Cento minuti di pellicola per raccontare la vita di un uomo, riassumerne il passato e concentrarsi sul suo presente: Daniel Blake. Siamo a Newcastle, di cui si vede qualche strada, qualche casa, dei capannoni, alcuni marciapiedi con steccati, interni casalinghi, un supermarket e uffici. La società contemporanea fa mostra di sé: mossa da una burocrazia schiacciante, che fa del computer uno strumento infallibile di potere e degli impiegati soltanto dei burocrati senza cuore, disumani, ciechi, incapaci di riconoscere l’umano quando è davanti a loro. Il rispetto delle regole non concede un barlume di dubbio, esitazione, strappo. Solo poche eccezioni tradiscono il quadro, come se pochi fossero “l’anello che non tiene” o il “varco” montaliano: appaiono per questo come sparuti sopravvissuti di un mondo scomparso, in cui l’umano era umano e non doveva protestare per ribadirlo, era evidente. Ora invece l’uomo deve scrivere su di un muro di un ufficio con una bomboletta spray: “I, Daniel Blake”, IO, sono un nome e cognome e non una pratica, un numero, un turno, un codice. Un gesto dal sapore liberatorio, un reato davanti alla legge, un grido d’aiuto raccolto da passanti e altri ‘diseredati’ che sanno ancora offrire un briciolo di solidarietà, o meglio di fratellanza (si pensa che il barbone che offre il cappotto a Daniel Blake prima che questi sia portato via dalla polizia, con le sue parole e i suoi gesti incarni il regista stesso).
Si ha timore nel vedere una simile rappresentazione, perché è lo specchio fedele della realtà.
Loach, il grande Ken Loach, con una grazia e una delicatezza senza paragoni gira un film senza mai cedere al buonismo, senza mai cedere alla tentazione di mostrare la crudeltà nei suoi risvolti più cruenti: tutto si svolge senza bisogno di attraversare fino in fondo una soglia, quella della decenza. C’è un rispetto verso la persona che è autentico, come autentico è da sempre lo sguardo di questo coraggioso regista britannico.
Gli attori sono bravi, bravissimi, in particolar modo il protagonista, interpretato da Dave Johns, e una ragazza, Kattie (nei panni dell’attrice Hayley Squires), madre di due bambini, venuta da Londra e destinata a incrociare con il protagonista il triste destino segnato dalla burocrazia.

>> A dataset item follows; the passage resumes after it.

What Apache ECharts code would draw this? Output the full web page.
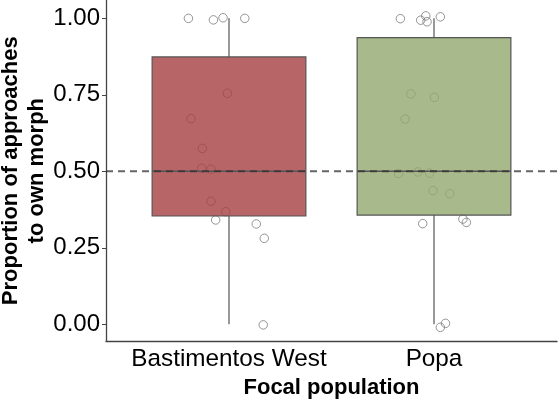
<!DOCTYPE html>
<html lang="en">
<head>
<meta charset="UTF-8">
<title>Focal population boxplot</title>
<script src="https://cdn.jsdelivr.net/npm/echarts@6/dist/echarts.min.js"></script>
<style>
    html, body { margin: 0; padding: 0; background: #fff; }
    #container { width: 558px; height: 400px; }
</style>
</head>
<body>
<div id="container"></div>
<script type="text/javascript">
    // categories and their x position
    var categories = ['Bastimentos West', 'Popa'];
    var catPos = [1, 2];
    var boxColors = ['rgba(165,62,65,0.8)', 'rgba(146,168,110,0.8)'];

    // [min, Q1, median, Q3, max]
    var boxStats = [
        [0, 0.354, 0.5, 0.874, 1],
        [0, 0.357, 0.5, 0.937, 1]
    ];

    // jittered points [x, y]
    var bastimentosPts = [
        [0.802, 1.000], [0.924, 0.995], [0.971, 1.002], [1.077, 1.000],
        [0.992, 0.755], [0.815, 0.672], [0.870, 0.575], [0.867, 0.510],
        [0.912, 0.507], [0.912, 0.402], [0.984, 0.368], [0.935, 0.341],
        [1.133, 0.328], [1.172, 0.281], [1.167, -0.002]
    ];
    var popaPts = [
        [1.836, 0.999], [1.935, 0.994], [1.960, 1.008], [1.966, 0.989],
        [2.031, 1.005], [1.887, 0.753], [2.002, 0.742], [1.859, 0.671],
        [1.827, 0.493], [1.921, 0.498], [1.979, 0.494], [1.995, 0.437],
        [2.077, 0.427], [1.945, 0.329], [2.141, 0.344], [2.158, 0.333],
        [2.031, -0.010], [2.056, 0.003]
    ];

    var yTicks = [0, 0.25, 0.5, 0.75, 1];
    var refValue = 0.5;
    var xRange = [0.4, 2.6];
    var yRange = [-0.056, 1.06];
    var boxWidth = 0.75;

    var font = 'Liberation Sans, Arial, Helvetica, sans-serif';

    var boxData = boxStats.map(function (s, i) {
        return [catPos[i]].concat(s).concat([i]);
    });

    var dom = document.getElementById('container');
    var myChart = echarts.init(dom, null, { renderer: 'canvas' });

    var option = {
        animation: false,
        grid: {
            left: 106,
            right: 1,
            top: 0,
            bottom: 58.6,
            containLabel: false,
            outerBoundsMode: 'none'
        },
        xAxis: {
            type: 'value',
            min: xRange[0],
            max: xRange[1],
            name: 'Focal population',
            nameLocation: 'middle',
            nameGap: 35.5,
            nameMoveOverlap: false,
            nameTextStyle: { fontFamily: font, fontSize: 22, fontWeight: 'bold', color: '#000' },
            axisLine: { show: true, onZero: false, lineStyle: { color: '#444', width: 1.3 } },
            axisTick: { show: false, customValues: catPos },
            axisLabel: {
                customValues: catPos,
                formatter: function (v) { return categories[Math.round(v) - 1]; },
                fontFamily: font,
                fontSize: 24.3,
                color: '#000',
                margin: 6
            },
            splitLine: { show: false }
        },
        yAxis: {
            type: 'value',
            min: yRange[0],
            max: yRange[1],
            name: 'Proportion of approaches\nto own morph',
            nameLocation: 'middle',
            nameRotate: 90,
            nameGap: 56,
            nameMoveOverlap: false,
            nameTextStyle: { fontFamily: font, fontSize: 22, fontWeight: 'bold', color: '#000', lineHeight: 26, align: 'center' },
            axisLine: { show: true, onZero: false, lineStyle: { color: '#444', width: 1.3 } },
            axisTick: { show: true, length: 4, customValues: yTicks, lineStyle: { color: '#444' } },
            axisLabel: {
                customValues: yTicks,
                formatter: function (v) { return v.toFixed(2); },
                fontFamily: font,
                fontSize: 24,
                color: '#000',
                margin: 6
            },
            splitLine: { show: false }
        },
        series: [
            {
                name: 'Bastimentos West points',
                type: 'scatter',
                z: 1,
                symbol: 'circle',
                symbolSize: 8.5,
                itemStyle: { color: 'rgba(255,255,255,0)', borderColor: '#7a7a7a', borderWidth: 1 },
                data: bastimentosPts
            },
            {
                name: 'Popa points',
                type: 'scatter',
                z: 1,
                symbol: 'circle',
                symbolSize: 8.5,
                itemStyle: { color: 'rgba(255,255,255,0)', borderColor: '#7a7a7a', borderWidth: 1 },
                data: popaPts
            },
            {
                name: 'boxes',
                type: 'custom',
                z: 2,
                renderItem: function (params, api) {
                    var x = api.value(0);
                    var pMin = api.coord([x, api.value(1)]);
                    var pQ1 = api.coord([x, api.value(2)]);
                    var pMed = api.coord([x, api.value(3)]);
                    var pQ3 = api.coord([x, api.value(4)]);
                    var pMax = api.coord([x, api.value(5)]);
                    var half = api.size([boxWidth, 0])[0] / 2;
                    var idx = api.value(6);
                    var line = { stroke: '#555', lineWidth: 1.2 };
                    return {
                        type: 'group',
                        children: [
                            { type: 'line', shape: { x1: pMax[0], y1: pMax[1], x2: pQ3[0], y2: pQ3[1] }, style: line },
                            { type: 'line', shape: { x1: pQ1[0], y1: pQ1[1], x2: pMin[0], y2: pMin[1] }, style: line },
                            {
                                type: 'rect',
                                shape: { x: pQ3[0] - half, y: pQ3[1], width: half * 2, height: pQ1[1] - pQ3[1] },
                                style: { fill: boxColors[idx], stroke: '#555', lineWidth: 1.2 }
                            },
                            { type: 'line', shape: { x1: pMed[0] - half, y1: pMed[1], x2: pMed[0] + half, y2: pMed[1] }, style: { stroke: '#555', lineWidth: 1.5 } }
                        ]
                    };
                },
                data: boxData
            },
            {
                name: 'reference',
                type: 'line',
                z: 3,
                symbol: 'none',
                silent: true,
                lineStyle: { color: 'rgba(50,50,50,0.75)', width: 2, type: [7, 5] },
                data: [[xRange[0], refValue], [xRange[1], refValue]]
            }
        ]
    };
    myChart.setOption(option);
    window.addEventListener('resize', myChart.resize);
</script>
</body>
</html>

Una scena segna la pellicola in maniera eccezionale: si svolge in una “banca del cibo”, una sorta di centro d’aiuto in cui si offrono generi di prima necessità, in cui il semplice gesto di apertura di una scatola di fagioli e il tentativo di cibarsene diventa megafono di una fame, di uno stato di povertà che lascia senza via di scampo, che inchioda tutti ad una riflessione. Si assiste a cosa vuol dire oggi umiliazione, disumanizzazione, imbarbarimento. E questo non riguarda tanto le vittime, quanto i carnefici, perché la vittima è salva, anche laddove sembra soccombere, rimanendo umana dall’inizio alla fine. È salvo Daniel Blake, uomo delicato, amante del legno, capace di aggiustare le cose e di crearne delle altre, capace di ascolto, sentinella di giustizia, generoso dispensatore di piccoli gesti salvifici, che quando esci dalla sala ti accompagna ovunque tu vada…
Un film bellissimo che ha meritato la Palma d’oro per il miglior film a Cannes nel 2016, pochi giorni prima dell’ottantesimo compleanno di Ken Loach, uomo stra-vagante e magnifico del nostro tempo.